Hybrid commuter rail and rapid transit line in Biscay, Basque Country, Spain

Line 3 of the Bilbao Metro is a hybrid commuter rail and rapid transit line in Biscay, Basque Country, Spain. It is 5.9 km long and connects Etxebarri and the Uribarri and Otxarkoaga-Txurdinaga districts in Bilbao with the city center.

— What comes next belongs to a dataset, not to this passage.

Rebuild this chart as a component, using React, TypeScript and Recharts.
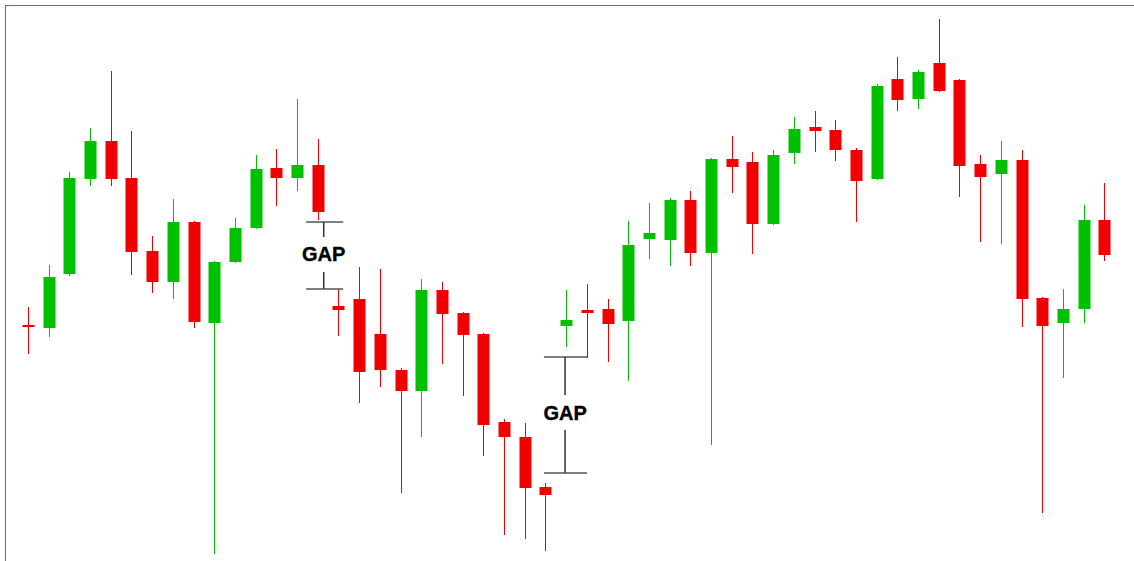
import React from "react";
import {
  ComposedChart,
  Bar,
  XAxis,
  YAxis,
  ReferenceLine,
  ReferenceDot,
} from "recharts";

// price units (arbitrary scale, 0 = bottom edge)
const opens = [
  236, 233, 287, 382, 420, 383, 310, 279, 339, 238, 299, 333, 393, 383, 396,
  255, 262, 227, 191, 170, 271, 248, 227, 139, 124, 74, 235, 251, 252, 240,
  322, 321, 361, 308, 402, 399, 337, 408, 434, 431, 411, 382, 482, 462, 498,
  481, 397, 387, 401, 263, 238, 252, 341,
];
const highs = [
  254, 296, 389, 433, 490, 430, 325, 362, 340, 300, 343, 406, 412, 462, 422,
  272, 294, 292, 193, 282, 279, 249, 228, 142, 138, 78, 271, 277, 262, 340,
  358, 363, 370, 403, 425, 409, 411, 444, 450, 441, 413, 477, 504, 491, 542,
  482, 406, 420, 411, 264, 272, 356, 378,
];
const lows = [
  207, 224, 285, 375, 375, 286, 268, 262, 233, 7, 298, 332, 355, 370, 341,
  225, 158, 174, 68, 124, 197, 165, 105, 26, 22, 10, 214, 203, 199, 180,
  302, 295, 295, 116, 368, 307, 336, 397, 409, 400, 339, 381, 450, 452, 469,
  364, 319, 317, 234, 48, 183, 238, 300,
];
const closes = [
  234, 284, 383, 420, 382, 309, 279, 339, 239, 299, 333, 392, 383, 396, 349,
  251, 189, 191, 170, 271, 247, 226, 136, 124, 73, 66, 241, 248, 237, 316,
  328, 361, 308, 402, 394, 337, 406, 432, 430, 411, 380, 475, 461, 489, 470,
  395, 384, 401, 262, 235, 252, 341, 306,
];

// the two "GAP" markers, in bar-index / price units
const gapMarks = [
  { from: 13.42, to: 15.21, mid: 14.27, top: 339, topTick: 324, label: 307, lowTick: 289, bottom: 272 },
  { from: 24.91, to: 26.99, mid: 25.93, top: 204, topTick: 166, label: 148, lowTick: 131, bottom: 88 },
];

const UP = "#00c000";
const DOWN = "#f00000";

const data = opens.map((o, i) => ({
  i,
  open: o,
  high: highs[i],
  low: lows[i],
  close: closes[i],
}));

function Candle(props: any) {
  const { x, y, width, height, payload } = props;
  const { open, close, high, low } = payload;
  const h = Math.abs(height);
  const top = height < 0 ? y + height : y;
  const k = high === low ? 0 : h / (high - low);
  const yOf = (v: number) => top + (high - v) * k;
  const cx = Math.round(x + width / 2) + 0.5;
  const color = close >= open ? UP : DOWN;
  const bodyTop = yOf(Math.max(open, close));
  const bodyH = Math.max(2, Math.abs(yOf(open) - yOf(close)));
  const bw = 12;
  return (
    <g>
      <line x1={cx} x2={cx} y1={top} y2={top + h} stroke={color} strokeWidth={1} />
      <rect x={cx - bw / 2} y={bodyTop} width={bw} height={bodyH} fill={color} />
    </g>
  );
}

const gapText = ({ viewBox }: any) => (
  <text
    x={viewBox.x + viewBox.width / 2}
    y={viewBox.y + viewBox.height / 2}
    textAnchor="middle"
    dominantBaseline="central"
    fontFamily="'Liberation Sans', Arial, sans-serif"
    fontWeight="bold"
    fontSize={20}
    fill="#000"
    stroke="#000"
    strokeWidth={0.4}
  >
    GAP
  </text>
);

export default function App() {
  return (
    <div
      style={{
        position: "absolute",
        left: 0,
        top: 0,
        width: 1134,
        height: 561,
        background: "#fff",
        fontFamily: "'Liberation Sans', Arial, sans-serif",
      }}
    >
      <div
        style={{
          position: "absolute",
          left: 5,
          top: 5,
          width: 1129,
          height: 556,
          borderTop: "1px solid #4472c4",
          borderLeft: "1px solid #4472c4",
        }}
      />
      <div style={{ position: "absolute", left: 0, top: 0 }}>
        <ComposedChart
          width={1134}
          height={561}
          data={data}
          margin={{ top: 0, right: 19, bottom: 0, left: 18 }}
        >
          <XAxis
            dataKey="i"
            type="number"
            domain={[-0.5, 52.5]}
            allowDataOverflow
            hide
          />
          <YAxis domain={[0, 561]} allowDataOverflow hide />
          <Bar
            dataKey={(d: any) => [d.low, d.high]}
            shape={<Candle />}
            barSize={12}
            isAnimationActive={false}
          />
          {gapMarks.map((g, n) => (
            <React.Fragment key={n}>
              <ReferenceLine
                segment={[{ x: g.from, y: g.top }, { x: g.to, y: g.top }]}
                stroke="#555"
                strokeWidth={1.5}
              />
              <ReferenceLine
                segment={[{ x: g.mid, y: g.top }, { x: g.mid, y: g.topTick }]}
                stroke="#333"
                strokeWidth={1.5}
              />
              <ReferenceLine
                segment={[{ x: g.mid, y: g.lowTick }, { x: g.mid, y: g.bottom }]}
                stroke="#333"
                strokeWidth={1.5}
              />
              <ReferenceLine
                segment={[{ x: g.from, y: g.bottom }, { x: g.to, y: g.bottom }]}
                stroke="#555"
                strokeWidth={1.5}
              />
              <ReferenceDot
                x={g.mid}
                y={g.label}
                r={0}
                fill="none"
                stroke="none"
                label={gapText}
              />
            </React.Fragment>
          ))}
        </ComposedChart>
      </div>
    </div>
  );
}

Unlike the two other lines of the system (which are operated by Metro Bilbao), Line 3 is operated by Euskotren, which runs it as part of the Euskotren Trena network. Trains from the Bilbao–San Sebastián, Txorierri, and Urdaibai lines of the network run through Line 3.

== Operations ==
Trains on Line 3 run every 7.5 minutes on weekdays, and every 10 minutes on weekends. As the line is part of the wider Euskotren Trena commuter/interurban railway network, most trains on the line continue beyond the termini of Matiko and Kukullaga. Operationally, Line 3 trains are Bilbao–San Sebastián, Txorierri, and Urdaibai line trains that run along a shared trunk between the termini, providing metro-standard frequencies, just like S-Bahn systems originating in German-speaking countries. The corridor is thus branded as a Metro line to reflect this.

== Station list ==

Station: Transfers; Location; Opening date
↑ Through-service to/from Lezama via the Txorierri line ↑
Matiko: Uribarri; Bilbao; 8 April 2017
Uribarri
Zazpikaleak/Casco Viejo: Line 1; Line 2; Bilbao tram;; Ibaiondo
Zurbaranbarri: Uribarri
Txurdinaga: Otxarkoaga-Txurdinaga
Otxarkoaga
Kukullaga: Etxebarri
↓ Through-service to/from Zaldibar, Elgoibar or Amara via the Bilbao–San Sebastián line ↓
↓ Through-service to/from Gernika or Bermeo via the Urdaibai line ↓

== Rolling stock ==

The line shares rolling stock with the rest of the Euskotren Trena network. Currently, 900 and 950 series trains are used.